Морфий
Россия. 1917 год. Только что защитившийся, новенький, с иголочки доктор в очках и с чемоданом под мышкой сходит на провинциальной — даже платформы нет — станции неподалеку от города Углича. Михаил Алексеевич Поляков (Бичевин) должен заступить на покинутую немцем Леопольдом Леопольдовичем должность врача местной земской больницы (предшественник сбежал от войны с революцией в родную Неметчину). К должностным обязанностям юный врач подходит как взрослый, с полной отдачей.

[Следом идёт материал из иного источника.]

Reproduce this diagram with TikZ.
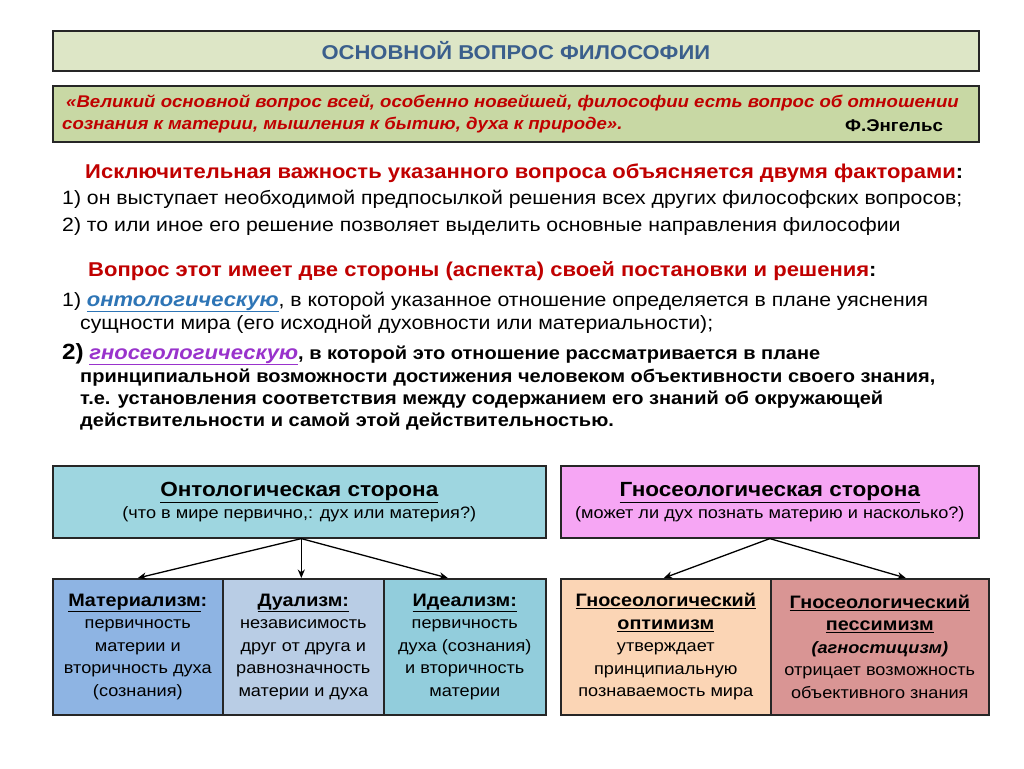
\documentclass[tikz,border=0pt]{standalone}
\usepackage{fontspec}
\setmainfont{Liberation Sans}[FakeStretch=1.1]
\usepackage{xcolor}
\usetikzlibrary{arrows.meta, positioning, calc}

\definecolor{TitleFill}{HTML}{DDE6C6}
\definecolor{QuoteFill}{HTML}{C8D8A4}
\definecolor{TitleBlue}{HTML}{3B5F8C}
\definecolor{QuoteRed}{HTML}{C00000}
\definecolor{OntoBlue}{HTML}{2E75B6}
\definecolor{GnoPurple}{HTML}{9933CC}
\definecolor{OntoFill}{HTML}{9ED6E0}
\definecolor{GnoFill}{HTML}{F6A6F4}
\definecolor{MatFill}{HTML}{8EB4E3}
\definecolor{DualFill}{HTML}{B9CDE5}
\definecolor{IdealFill}{HTML}{92CDDC}
\definecolor{OptFill}{HTML}{FBD5B5}
\definecolor{PesFill}{HTML}{D99594}

\newcommand{\ul}[1]{\underline{#1}}

\begin{document}
\begin{tikzpicture}[
    x=1pt, y=-1pt,
    banner/.style={rectangle, draw=black!85, line width=1.6pt, anchor=north west, inner sep=0pt},
    sidebox/.style={rectangle, draw=black!85, line width=1.6pt, anchor=north west, align=center, inner sep=0pt, font=\fontsize{16.5}{22}\selectfont},
    cellbox/.style={rectangle, draw=black!85, line width=1.6pt, anchor=north west, align=center, inner sep=0pt, font=\fontsize{16.5}{22.5}\selectfont},
    cellhead/.style={},
    bodytxt/.style={anchor=base west, inner sep=0pt, font=\fontsize{19.3}{22}\selectfont},
    boldtxt/.style={anchor=base west, inner sep=0pt, font=\fontsize{18.2}{22}\selectfont\bfseries},
    redhead/.style={anchor=base west, inner sep=0pt, font=\fontsize{20}{22}\selectfont\bfseries, text=QuoteRed},
    quotetxt/.style={anchor=base west, inner sep=0pt, text=QuoteRed, font=\fontsize{16.9}{20}\selectfont\bfseries\itshape},
    arrow/.style={-{Stealth[length=3mm, width=2.5mm]}, line width=1.3pt}
    ]

    \fill[white] (0,0) rectangle (1024,768);

    % Header boxes
    \node[banner, fill=TitleFill, minimum width=926pt, minimum height=40pt] (title) at (52,30) {};
    \node[font=\fontsize{20}{22}\selectfont\bfseries, text=TitleBlue] at (title.center) {ОСНОВНОЙ ВОПРОС ФИЛОСОФИИ};
    \node[banner, fill=QuoteFill, minimum width=926pt, minimum height=56pt] (quote) at (52,85) {};
    \node[quotetxt] (q1) at (66,107) {«Великий основной вопрос всей, особенно новейшей, философии есть вопрос об отношении};
    \node[quotetxt] (q2) at (62,129) {сознания к материи, мышления к бытию, духа к природе».};
    \node[anchor=base west, inner sep=0pt, font=\fontsize{17}{20}\selectfont\bfseries] (author) at (845,131) {Ф.Энгельс};

    % Text block
    \node[redhead] (head1) at (85,178) {Исключительная важность указанного вопроса объясняется двумя факторами\textcolor{black}{:}};
    \node[bodytxt] (f1) at (62,204) {1) он выступает необходимой предпосылкой решения всех других философских вопросов;};
    \node[bodytxt] (f2) at (62,231) {2) то или иное его решение позволяет выделить основные направления философии};
    \node[redhead] (head2) at (88,276) {Вопрос этот имеет две стороны (аспекта) своей постановки и решения\textcolor{black}{:}};
    \node[bodytxt] (a1) at (62,306) {1) \textcolor{OntoBlue}{\bfseries\itshape\fontsize{20}{22}\selectfont\ul{онтологическую}}, в которой указанное отношение определяется в плане уяснения};
    \node[bodytxt] (a1b) at (80,329) {сущности мира (его исходной духовности или материальности);};
    \node[boldtxt] (a2) at (62,359) {{\fontsize{22}{22}\selectfont 2)} \textcolor{GnoPurple}{\itshape\fontsize{20}{22}\selectfont\ul{гносеологическую}}, в которой это отношение рассматривается в плане};
    \node[boldtxt] (a2b) at (80,382) {принципиальной возможности достижения человеком объективности своего знания,};
    \node[boldtxt] (a2c) at (80,404) {т.е. установления соответствия между содержанием его знаний об окружающей};
    \node[boldtxt] (a2d) at (80,426) {действительности и самой этой действительностью.};

    % Sides
    \node[sidebox, fill=OntoFill, minimum width=493pt, minimum height=72pt] (onto) at (52,465)
        {{\fontsize{20.5}{24}\selectfont\bfseries\ul{Онтологическая сторона}}\\(что в мире первично,: дух или материя?)};
    \node[sidebox, fill=GnoFill, minimum width=418pt, minimum height=72pt] (gno) at (560,465)
        {{\fontsize{20.5}{24}\selectfont\bfseries\ul{Гносеологическая сторона}}\\(может ли дух познать материю и насколько?)};

    % Cells
    \node[cellbox, fill=MatFill, minimum width=170pt, minimum height=136pt] (mat) at (52,578)
        {{\bfseries\fontsize{18}{22.5}\selectfont\ul{Материализм}:}\\первичность\\материи и\\вторичность духа\\(сознания)};
    \node[cellbox, fill=DualFill, minimum width=161pt, minimum height=136pt] (dual) at (222,578)
        {{\bfseries\fontsize{18}{22.5}\selectfont\ul{Дуализм:}}\\независимость\\друг от друга и\\равнозначность\\материи и духа};
    \node[cellbox, fill=IdealFill, minimum width=162pt, minimum height=136pt] (ideal) at (383,578)
        {{\bfseries\fontsize{18}{22.5}\selectfont\ul{Идеализм:}}\\первичность\\духа (сознания)\\и вторичность\\материи};
    \node[cellbox, fill=OptFill, minimum width=210pt, minimum height=136pt] (opt) at (560,578)
        {{\bfseries\fontsize{18}{22.5}\selectfont\ul{Гносеологический}}\\{\bfseries\fontsize{18}{22.5}\selectfont\ul{оптимизм}}\\утверждает\\принципиальную\\познаваемость мира};
    \node[cellbox, fill=PesFill, minimum width=218pt, minimum height=136pt] (pes) at (770,578)
        {{\bfseries\fontsize{18}{22.5}\selectfont\ul{Гносеологический}}\\{\bfseries\fontsize{18}{22.5}\selectfont\ul{пессимизм}}\\{\bfseries\itshape (агностицизм)}\\отрицает возможность\\объективного знания};

    % Arrows
    \coordinate (ontofoot) at ($(onto.south)+(2,0)$);
    \draw[arrow] (ontofoot) -- (mat.north);
    \draw[arrow] (ontofoot) -- (ontofoot |- dual.north);
    \draw[arrow] (ontofoot) -- ($(ideal.north)+(-17,0)$);
    \draw[arrow] (gno.south) -- ($(opt.north)+(-2,0)$);
    \draw[arrow] (gno.south) -- ($(pes.north)+(26,0)$);
\end{tikzpicture}
\end{document}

Принимает больных, совершает сложные хирургические операции, консультируясь с учебником, заводит амуры с одной разбитной пациенткой, пьет чай с вареньем и мимоходом подсаживается на морфий, увлекая в бездну сестру милосердия Аннушку (Дапкунайте).
«Морфий», поставленный по первому сценарию погибшего Сергея Бодрова, по всей видимости, крайне личное и больное для Алексея Балабанова кино. Даже не кино, а дань памяти. Картина красиво снята и богата фактурой. Но бодровский сценарий перенесен на экран фактически слово в слово (только финал у Балабанова другой), и эта дотошность вряд ли идет фильму на пользу. Сюжета как такового нет, герои ходят тенями. При этом, как история одной зависимости, «Морфий» — кино новаторское. Именно потому, что зрителю, привыкшему к обычной для наркодрам изощренности, здесь смотреть особенно не на что. Сожаления, изумления или хотя бы раздражения гибельная страсть доктора Полякова не вызывает. Саморазрушение по Балабанову — процесс будничный, заурядный. Жил, кололся, устал, умер. Морфий глушит в пациенте боль, а вместе с ней — органы чувств, сужает сознание, помогая устраниться от окружающего кошмара. А вокруг настоящая балабановская круговерть: конец великой эпохи, революция, дифтерит, отпиленные ноги и принятые роды, нестрашная порнография под тошнотворно-сладковатые песни Вертинского и погоревший в буквальном смысле барин (Гармаш). И хоть бы грамм злости, хоть бы капля жалости… Ни-че-го. «Морфий», при всем своем напускном гиньоле, вызывает чувств не больше, чем чужой фотоальбом. Именно так он по большому счету и сконструирован. Главки с лапидарными названиями типа «Первый укол», «Первая ампутация», «Волки», «Вьюга», «Зима» через затемнения сменяют друг друга — жизнь без остановок проходит мимо. Это кино в его зачаточном состоянии, на пороге рождения из фотографии — от прибытия поезда в начале до занюханного зала с какой-то комической дребеденью в финале. Зритель, как и главный герой истории, оказывается в положении морфиниста-постороннего. Без чувств. И понятно, почему за словом «конец» здесь следуют титры без музыки. А дальше полная тьма, тишина и покой. То, что доктор прописал.